*Task instructions:* Looking through the listing, how many of its lines hold the word "image"? Answer with only the number.

*Plotting code records:*
■ ■ ■

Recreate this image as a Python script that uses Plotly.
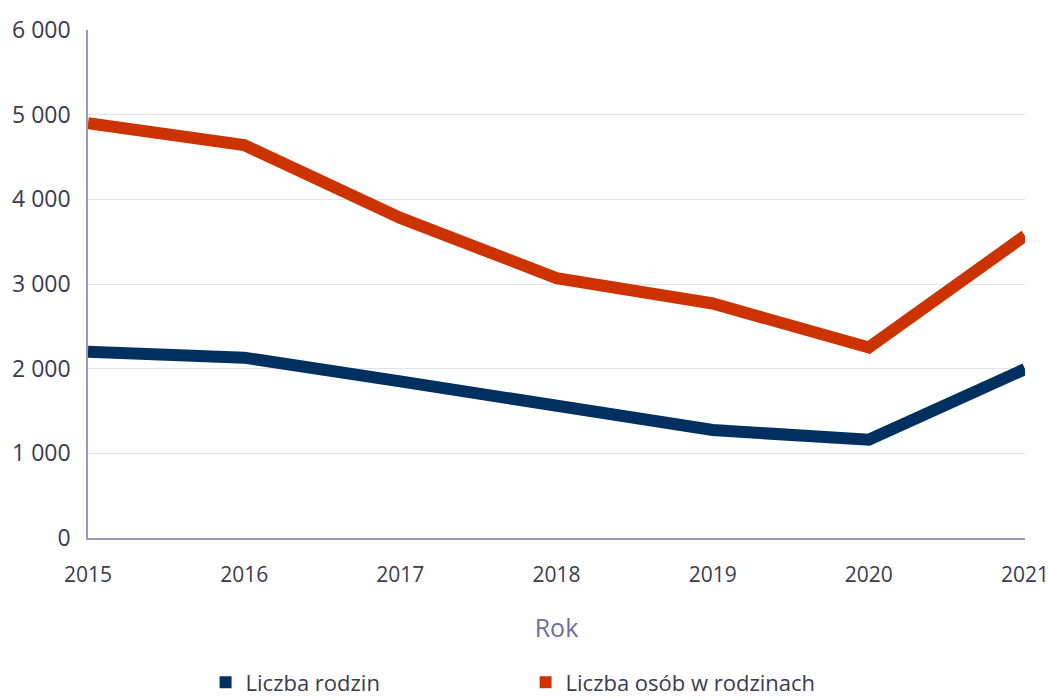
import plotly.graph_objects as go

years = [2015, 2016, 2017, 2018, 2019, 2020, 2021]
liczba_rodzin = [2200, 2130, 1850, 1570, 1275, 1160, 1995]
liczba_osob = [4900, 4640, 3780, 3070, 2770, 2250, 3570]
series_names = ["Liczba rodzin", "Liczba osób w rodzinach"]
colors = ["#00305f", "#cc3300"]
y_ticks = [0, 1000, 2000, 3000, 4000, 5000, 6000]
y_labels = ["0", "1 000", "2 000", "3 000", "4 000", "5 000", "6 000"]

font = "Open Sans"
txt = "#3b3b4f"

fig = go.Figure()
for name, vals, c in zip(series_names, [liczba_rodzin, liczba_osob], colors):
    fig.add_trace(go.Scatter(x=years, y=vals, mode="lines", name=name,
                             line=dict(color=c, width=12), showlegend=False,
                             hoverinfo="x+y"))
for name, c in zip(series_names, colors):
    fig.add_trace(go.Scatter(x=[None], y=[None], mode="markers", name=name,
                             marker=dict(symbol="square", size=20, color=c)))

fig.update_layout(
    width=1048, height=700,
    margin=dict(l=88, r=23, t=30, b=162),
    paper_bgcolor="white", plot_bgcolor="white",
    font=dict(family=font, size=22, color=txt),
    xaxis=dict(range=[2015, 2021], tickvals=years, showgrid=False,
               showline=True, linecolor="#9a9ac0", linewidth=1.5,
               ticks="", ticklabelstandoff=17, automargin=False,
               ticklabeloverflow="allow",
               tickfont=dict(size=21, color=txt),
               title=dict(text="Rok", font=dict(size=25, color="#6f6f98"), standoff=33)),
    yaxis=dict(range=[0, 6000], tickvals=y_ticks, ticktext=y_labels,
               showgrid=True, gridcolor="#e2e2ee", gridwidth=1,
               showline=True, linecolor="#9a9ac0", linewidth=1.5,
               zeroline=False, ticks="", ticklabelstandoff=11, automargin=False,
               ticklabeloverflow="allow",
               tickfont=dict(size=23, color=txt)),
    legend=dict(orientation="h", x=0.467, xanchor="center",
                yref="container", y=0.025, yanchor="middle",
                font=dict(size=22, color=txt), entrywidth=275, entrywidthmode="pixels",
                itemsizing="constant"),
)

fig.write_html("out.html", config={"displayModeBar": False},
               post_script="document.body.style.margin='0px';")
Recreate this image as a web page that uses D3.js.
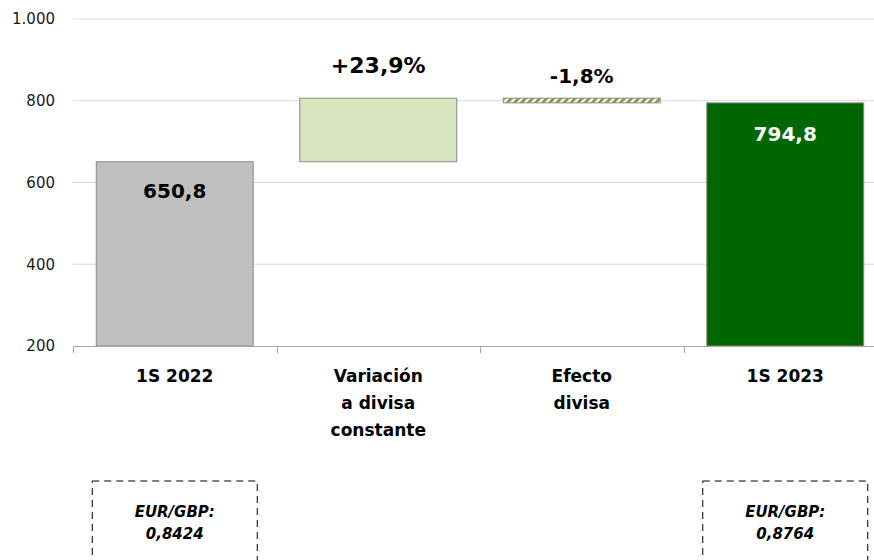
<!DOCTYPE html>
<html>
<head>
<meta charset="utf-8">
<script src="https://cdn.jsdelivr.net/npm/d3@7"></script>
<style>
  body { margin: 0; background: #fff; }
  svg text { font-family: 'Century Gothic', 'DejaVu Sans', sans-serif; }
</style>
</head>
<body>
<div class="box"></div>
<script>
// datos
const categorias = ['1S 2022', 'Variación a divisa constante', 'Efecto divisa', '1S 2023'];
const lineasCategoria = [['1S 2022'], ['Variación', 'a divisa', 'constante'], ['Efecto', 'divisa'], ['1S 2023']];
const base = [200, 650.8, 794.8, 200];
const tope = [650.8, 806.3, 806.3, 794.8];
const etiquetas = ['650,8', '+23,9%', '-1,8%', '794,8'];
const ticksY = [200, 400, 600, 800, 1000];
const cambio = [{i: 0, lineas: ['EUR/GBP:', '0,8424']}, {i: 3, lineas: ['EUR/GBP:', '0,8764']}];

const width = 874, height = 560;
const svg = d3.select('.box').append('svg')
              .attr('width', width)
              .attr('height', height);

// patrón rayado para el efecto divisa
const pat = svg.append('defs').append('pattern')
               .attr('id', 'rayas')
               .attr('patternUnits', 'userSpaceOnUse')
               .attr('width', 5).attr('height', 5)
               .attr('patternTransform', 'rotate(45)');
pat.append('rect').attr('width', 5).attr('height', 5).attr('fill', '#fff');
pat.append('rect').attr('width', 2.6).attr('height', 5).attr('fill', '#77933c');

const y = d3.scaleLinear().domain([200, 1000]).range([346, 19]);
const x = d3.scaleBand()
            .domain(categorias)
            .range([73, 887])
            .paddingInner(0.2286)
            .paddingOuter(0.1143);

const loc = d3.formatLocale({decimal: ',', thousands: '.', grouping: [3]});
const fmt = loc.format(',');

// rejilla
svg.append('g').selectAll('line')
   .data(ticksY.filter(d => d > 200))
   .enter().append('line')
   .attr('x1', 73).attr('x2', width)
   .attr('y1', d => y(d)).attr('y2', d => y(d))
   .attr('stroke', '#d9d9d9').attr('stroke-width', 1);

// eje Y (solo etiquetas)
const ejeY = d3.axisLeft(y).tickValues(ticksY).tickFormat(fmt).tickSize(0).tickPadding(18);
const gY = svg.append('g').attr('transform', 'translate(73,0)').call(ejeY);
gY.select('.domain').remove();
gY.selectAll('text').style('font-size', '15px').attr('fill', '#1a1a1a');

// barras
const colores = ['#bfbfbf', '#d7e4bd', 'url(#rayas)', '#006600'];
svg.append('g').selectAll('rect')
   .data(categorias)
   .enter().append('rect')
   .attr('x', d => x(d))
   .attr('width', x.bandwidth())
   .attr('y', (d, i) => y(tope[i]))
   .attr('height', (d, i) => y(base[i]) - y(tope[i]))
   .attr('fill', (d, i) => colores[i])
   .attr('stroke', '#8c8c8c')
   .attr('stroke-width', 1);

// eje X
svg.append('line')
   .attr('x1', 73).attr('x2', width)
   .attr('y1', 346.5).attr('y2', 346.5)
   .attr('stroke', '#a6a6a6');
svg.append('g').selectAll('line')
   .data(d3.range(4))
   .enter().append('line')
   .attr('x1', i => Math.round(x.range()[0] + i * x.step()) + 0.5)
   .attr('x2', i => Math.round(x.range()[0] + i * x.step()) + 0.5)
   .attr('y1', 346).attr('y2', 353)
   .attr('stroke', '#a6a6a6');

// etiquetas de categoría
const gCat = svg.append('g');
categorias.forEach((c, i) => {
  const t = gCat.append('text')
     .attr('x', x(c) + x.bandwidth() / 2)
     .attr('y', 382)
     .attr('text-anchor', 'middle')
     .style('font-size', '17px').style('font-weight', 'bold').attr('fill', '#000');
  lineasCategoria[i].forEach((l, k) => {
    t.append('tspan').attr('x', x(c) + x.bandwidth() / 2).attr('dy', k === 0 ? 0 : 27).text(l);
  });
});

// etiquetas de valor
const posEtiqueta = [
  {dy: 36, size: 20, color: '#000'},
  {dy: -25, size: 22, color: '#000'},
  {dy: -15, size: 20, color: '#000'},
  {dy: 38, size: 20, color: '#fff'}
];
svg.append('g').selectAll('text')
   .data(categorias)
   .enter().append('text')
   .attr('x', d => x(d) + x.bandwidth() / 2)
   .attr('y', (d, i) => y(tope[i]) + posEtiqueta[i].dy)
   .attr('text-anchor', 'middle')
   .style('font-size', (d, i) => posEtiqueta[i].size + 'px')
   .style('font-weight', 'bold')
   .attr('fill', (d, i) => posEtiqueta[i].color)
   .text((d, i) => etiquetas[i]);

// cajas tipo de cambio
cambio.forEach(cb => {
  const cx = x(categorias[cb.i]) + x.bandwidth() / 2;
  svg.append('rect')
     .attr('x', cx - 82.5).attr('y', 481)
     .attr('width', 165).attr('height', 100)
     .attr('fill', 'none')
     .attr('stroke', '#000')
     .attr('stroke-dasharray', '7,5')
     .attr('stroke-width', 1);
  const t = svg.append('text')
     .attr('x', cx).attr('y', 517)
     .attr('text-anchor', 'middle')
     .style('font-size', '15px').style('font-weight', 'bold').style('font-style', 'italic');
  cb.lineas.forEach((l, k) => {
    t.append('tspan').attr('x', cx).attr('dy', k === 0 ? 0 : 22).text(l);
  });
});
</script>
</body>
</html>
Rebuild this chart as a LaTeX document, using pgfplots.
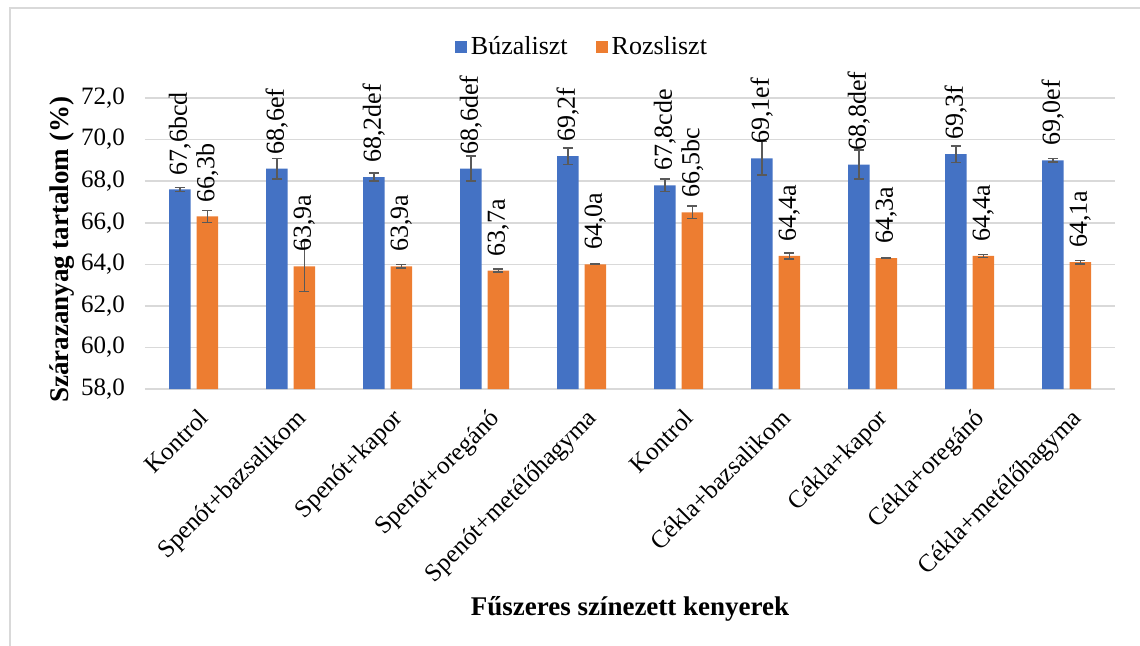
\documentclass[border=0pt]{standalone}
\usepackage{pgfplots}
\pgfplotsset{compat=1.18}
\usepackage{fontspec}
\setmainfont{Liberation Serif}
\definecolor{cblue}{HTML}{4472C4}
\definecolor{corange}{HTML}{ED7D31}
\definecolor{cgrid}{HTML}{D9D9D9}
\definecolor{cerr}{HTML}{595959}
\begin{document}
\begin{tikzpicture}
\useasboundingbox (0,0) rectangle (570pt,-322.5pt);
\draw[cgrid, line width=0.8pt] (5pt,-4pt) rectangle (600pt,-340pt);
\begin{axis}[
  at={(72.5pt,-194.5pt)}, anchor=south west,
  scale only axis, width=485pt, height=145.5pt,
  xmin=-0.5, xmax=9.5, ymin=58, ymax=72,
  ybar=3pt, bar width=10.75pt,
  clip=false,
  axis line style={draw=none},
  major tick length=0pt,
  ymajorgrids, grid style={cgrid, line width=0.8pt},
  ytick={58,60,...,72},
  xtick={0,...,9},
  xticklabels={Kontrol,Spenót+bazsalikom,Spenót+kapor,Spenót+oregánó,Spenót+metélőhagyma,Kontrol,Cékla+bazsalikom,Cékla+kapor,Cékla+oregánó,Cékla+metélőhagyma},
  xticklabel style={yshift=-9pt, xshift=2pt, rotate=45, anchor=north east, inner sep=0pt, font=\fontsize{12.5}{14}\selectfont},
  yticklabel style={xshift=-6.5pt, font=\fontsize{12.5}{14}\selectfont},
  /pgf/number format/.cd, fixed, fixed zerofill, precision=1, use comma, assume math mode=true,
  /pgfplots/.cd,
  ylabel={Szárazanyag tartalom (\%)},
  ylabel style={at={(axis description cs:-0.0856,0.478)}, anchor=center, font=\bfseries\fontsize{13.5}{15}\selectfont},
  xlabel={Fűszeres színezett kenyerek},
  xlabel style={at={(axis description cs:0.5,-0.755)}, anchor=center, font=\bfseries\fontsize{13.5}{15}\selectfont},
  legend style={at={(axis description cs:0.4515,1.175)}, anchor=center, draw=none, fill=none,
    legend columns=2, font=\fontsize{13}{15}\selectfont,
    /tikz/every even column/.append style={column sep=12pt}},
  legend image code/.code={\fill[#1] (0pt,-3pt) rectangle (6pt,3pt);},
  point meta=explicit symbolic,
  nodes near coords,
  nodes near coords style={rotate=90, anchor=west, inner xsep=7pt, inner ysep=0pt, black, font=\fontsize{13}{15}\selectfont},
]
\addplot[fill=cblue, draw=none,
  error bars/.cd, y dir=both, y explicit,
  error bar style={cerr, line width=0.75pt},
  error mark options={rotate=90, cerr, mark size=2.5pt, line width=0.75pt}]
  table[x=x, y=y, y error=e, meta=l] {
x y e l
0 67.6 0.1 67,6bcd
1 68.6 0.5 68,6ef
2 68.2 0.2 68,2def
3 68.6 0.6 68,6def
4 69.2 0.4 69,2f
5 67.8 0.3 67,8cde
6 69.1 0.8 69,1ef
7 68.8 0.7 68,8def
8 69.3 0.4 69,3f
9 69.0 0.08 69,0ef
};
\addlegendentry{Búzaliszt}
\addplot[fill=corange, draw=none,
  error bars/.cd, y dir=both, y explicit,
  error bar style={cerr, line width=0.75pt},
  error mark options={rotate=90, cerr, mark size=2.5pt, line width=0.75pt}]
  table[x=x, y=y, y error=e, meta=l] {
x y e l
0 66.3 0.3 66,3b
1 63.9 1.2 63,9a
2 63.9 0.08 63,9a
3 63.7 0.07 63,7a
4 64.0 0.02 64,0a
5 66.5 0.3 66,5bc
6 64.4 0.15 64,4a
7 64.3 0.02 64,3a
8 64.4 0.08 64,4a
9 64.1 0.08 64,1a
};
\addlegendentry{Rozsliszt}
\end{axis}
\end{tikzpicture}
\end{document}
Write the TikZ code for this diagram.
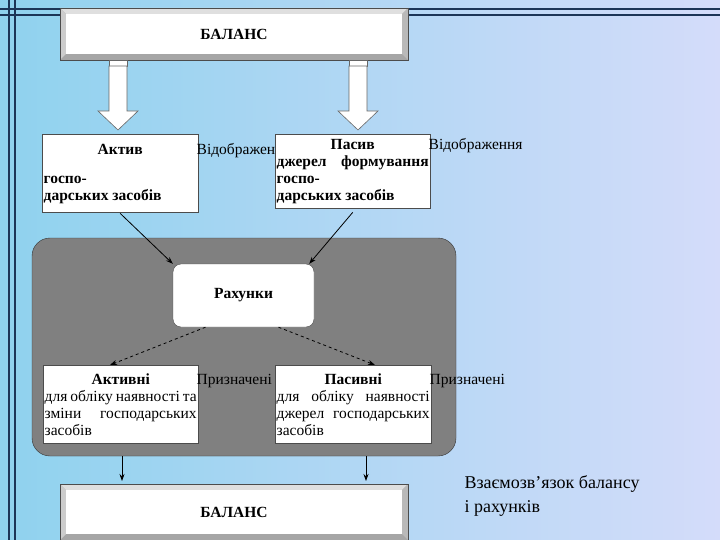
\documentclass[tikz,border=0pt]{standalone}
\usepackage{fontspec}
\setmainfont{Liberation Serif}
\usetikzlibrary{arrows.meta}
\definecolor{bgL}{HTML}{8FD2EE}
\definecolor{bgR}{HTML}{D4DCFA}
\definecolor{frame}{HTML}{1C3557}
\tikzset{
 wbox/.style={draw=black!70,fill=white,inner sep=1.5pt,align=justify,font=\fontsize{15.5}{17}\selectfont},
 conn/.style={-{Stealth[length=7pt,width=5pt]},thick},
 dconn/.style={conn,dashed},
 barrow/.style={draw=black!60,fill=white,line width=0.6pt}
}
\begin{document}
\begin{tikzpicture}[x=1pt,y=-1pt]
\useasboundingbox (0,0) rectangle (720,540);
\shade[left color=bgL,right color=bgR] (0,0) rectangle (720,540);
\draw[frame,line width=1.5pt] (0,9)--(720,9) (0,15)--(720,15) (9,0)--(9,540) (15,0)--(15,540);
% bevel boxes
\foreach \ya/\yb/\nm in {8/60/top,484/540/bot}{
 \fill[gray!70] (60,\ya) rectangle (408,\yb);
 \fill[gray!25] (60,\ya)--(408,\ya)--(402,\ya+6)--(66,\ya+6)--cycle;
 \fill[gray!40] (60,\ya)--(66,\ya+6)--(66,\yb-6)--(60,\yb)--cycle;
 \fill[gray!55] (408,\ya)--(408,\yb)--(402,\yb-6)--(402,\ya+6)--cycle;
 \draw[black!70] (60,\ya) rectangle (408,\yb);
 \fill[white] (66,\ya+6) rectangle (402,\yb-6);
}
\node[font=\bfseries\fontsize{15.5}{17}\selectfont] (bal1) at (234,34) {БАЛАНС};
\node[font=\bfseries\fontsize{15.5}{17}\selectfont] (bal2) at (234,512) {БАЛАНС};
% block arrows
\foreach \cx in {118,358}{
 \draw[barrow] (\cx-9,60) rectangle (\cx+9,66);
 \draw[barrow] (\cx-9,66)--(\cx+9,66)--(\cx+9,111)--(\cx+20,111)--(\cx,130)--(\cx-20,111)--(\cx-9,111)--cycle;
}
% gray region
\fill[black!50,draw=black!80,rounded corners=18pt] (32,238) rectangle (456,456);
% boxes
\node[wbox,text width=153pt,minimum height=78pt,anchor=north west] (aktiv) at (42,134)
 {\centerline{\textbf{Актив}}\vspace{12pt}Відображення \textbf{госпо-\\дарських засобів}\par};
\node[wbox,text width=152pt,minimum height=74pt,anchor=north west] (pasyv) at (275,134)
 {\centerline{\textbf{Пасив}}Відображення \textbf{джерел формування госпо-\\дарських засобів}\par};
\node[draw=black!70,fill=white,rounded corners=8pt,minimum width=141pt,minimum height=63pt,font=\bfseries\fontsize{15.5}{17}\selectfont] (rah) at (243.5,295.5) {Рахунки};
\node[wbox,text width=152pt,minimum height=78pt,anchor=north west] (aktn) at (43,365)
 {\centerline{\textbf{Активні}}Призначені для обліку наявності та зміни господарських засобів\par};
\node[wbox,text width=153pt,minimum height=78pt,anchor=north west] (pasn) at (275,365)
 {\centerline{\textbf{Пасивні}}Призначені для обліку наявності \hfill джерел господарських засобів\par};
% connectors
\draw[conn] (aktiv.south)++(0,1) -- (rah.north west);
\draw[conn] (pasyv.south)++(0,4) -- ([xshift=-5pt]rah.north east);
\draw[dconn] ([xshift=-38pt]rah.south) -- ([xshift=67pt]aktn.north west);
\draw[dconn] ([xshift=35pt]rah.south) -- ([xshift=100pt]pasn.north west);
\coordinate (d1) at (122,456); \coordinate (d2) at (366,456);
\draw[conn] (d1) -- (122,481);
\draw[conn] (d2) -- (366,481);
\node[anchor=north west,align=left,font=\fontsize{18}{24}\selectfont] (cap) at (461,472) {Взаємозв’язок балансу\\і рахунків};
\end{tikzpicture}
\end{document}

■ ■ ■

*The response:* 3